I emigrated up to Canada a while back where teachers are paid very well[1] and the bad teachers get weeded out really quickly since there are plenty of enthusiastic replacements. I am sure that at well funded schools in the US teachers do great - but most US schools are terribly funded[2] so I'm not surprised folks are willing to move across the country if a well reimbursed position opens up.

1. https://www.blogto.com/city/2020/09/average-ontario-teacher-... [TL;DR 108k including benefits] - also they've got great pension options.

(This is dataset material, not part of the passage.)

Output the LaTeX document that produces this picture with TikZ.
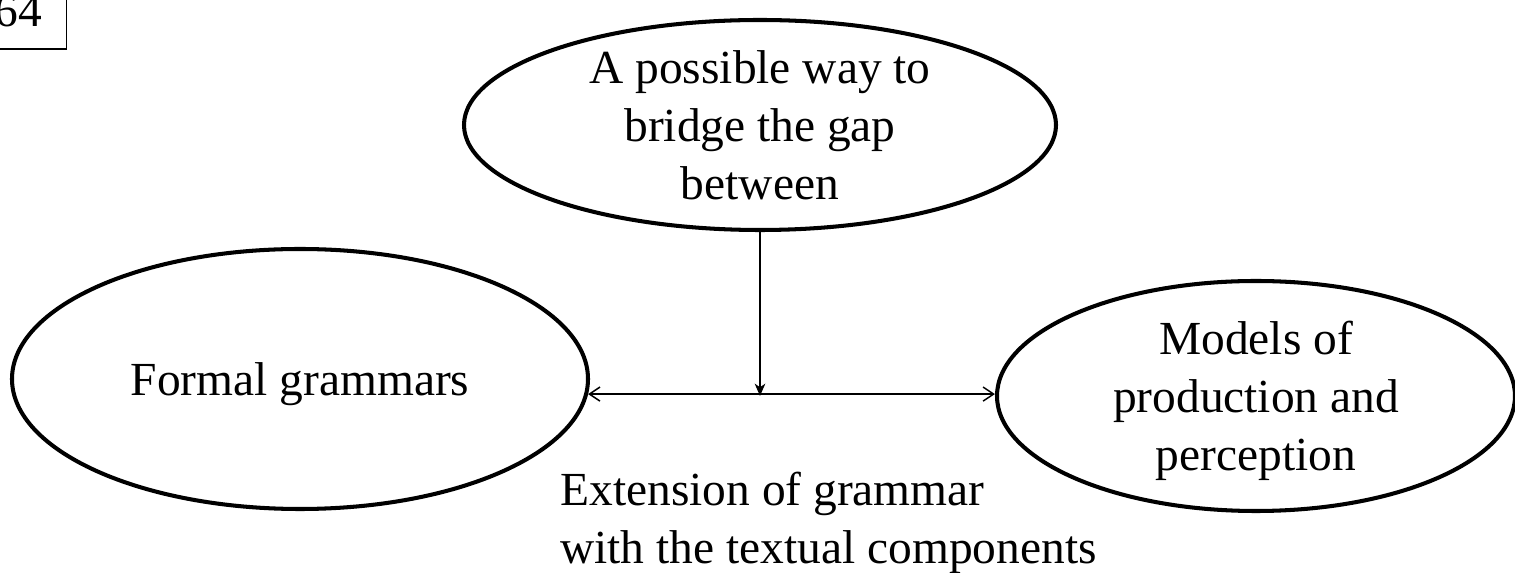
\documentclass[tikz,border=0pt]{standalone}
\usepackage{fontspec}
\setmainfont{Liberation Serif}
\usetikzlibrary{shapes.geometric,arrows.meta}

\begin{document}
\begin{tikzpicture}[font=\fontsize{27}{33}\selectfont,
  oval/.style={ellipse, draw, line width=2.3pt, inner sep=0pt},
  txt/.style={align=center, inner sep=0pt},
  conn/.style={line width=0.85pt}]
\useasboundingbox (0,0) rectangle (30.3,11.46);

\node[draw, line width=0.85pt, inner xsep=0.48cm, inner ysep=0.44cm, anchor=south east] (pagenum) at (1.34,10.46) {64};

\node[oval, minimum width=11.84cm, minimum height=4.2cm] (gap) at (15.2,8.96) {};
\node[txt] (gaptext) at (gap.center) {A possible way to\\bridge the gap\\between};

\node[oval, minimum width=11.52cm, minimum height=5.2cm] (formal) at (6.0,3.88) {};
\node[txt] (formaltext) at ([yshift=-0.1cm]formal.center) {Formal grammars};

\node[oval, minimum width=10.36cm, minimum height=4.6cm] (models) at (25.12,3.54) {};
\node[txt] (modelstext) at ([yshift=-0.1cm]models.center) {Models of\\production and\\perception};

\coordinate (junction) at (gap.south |- models.west);
\draw[conn, {Straight Barb[length=6pt,width=8pt]}-{Straight Barb[length=6pt,width=8pt]}] (formal.-3.4) -- (formal.-3.4 -| models.west);
\draw[conn, -{Stealth[length=7pt,width=6pt,inset=2pt]}] (gap.south) -- (junction);

\node[align=left, inner sep=0pt, anchor=north west] (extension) at (11.2,2.02) {Extension of grammar\\with the textual components};

\end{tikzpicture}
\end{document}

2. Taking New York as a random counter example since cost-of-living is probably pretty close to Toronto https://www.glassdoor.ca/Salaries/new-york-state-teacher-sal... [TL;DR 42k probably excluding benefits - which were about 12k for toronto teachers]

2 comments

The url says New York State. NYC teacher salaries are publicly available - ~$60-125k USD based on education and tenure. It's a solid upper middle class living (as much as you can say that in a HCOL city with insane real estate market, but it starts higher than the median household income for the city) with great benefits, pension, and job security.

https://www.uft.org/your-rights/salary/doe-and-city-salary-s...

Anecdotally, the schools with the worst funding also have the most troubled students. I think many new teachers are up for a challenge and low pay at first, but are disturbed by the reality of what they find and seek better schools for their own mental wellbeing. From what I've heard, these schools get a steady supply of freshly minted young teachers straight out of college, who burn out after a few years. Their teacher supply problems come from a failure to retain teachers, not an inability to hire them in the first place.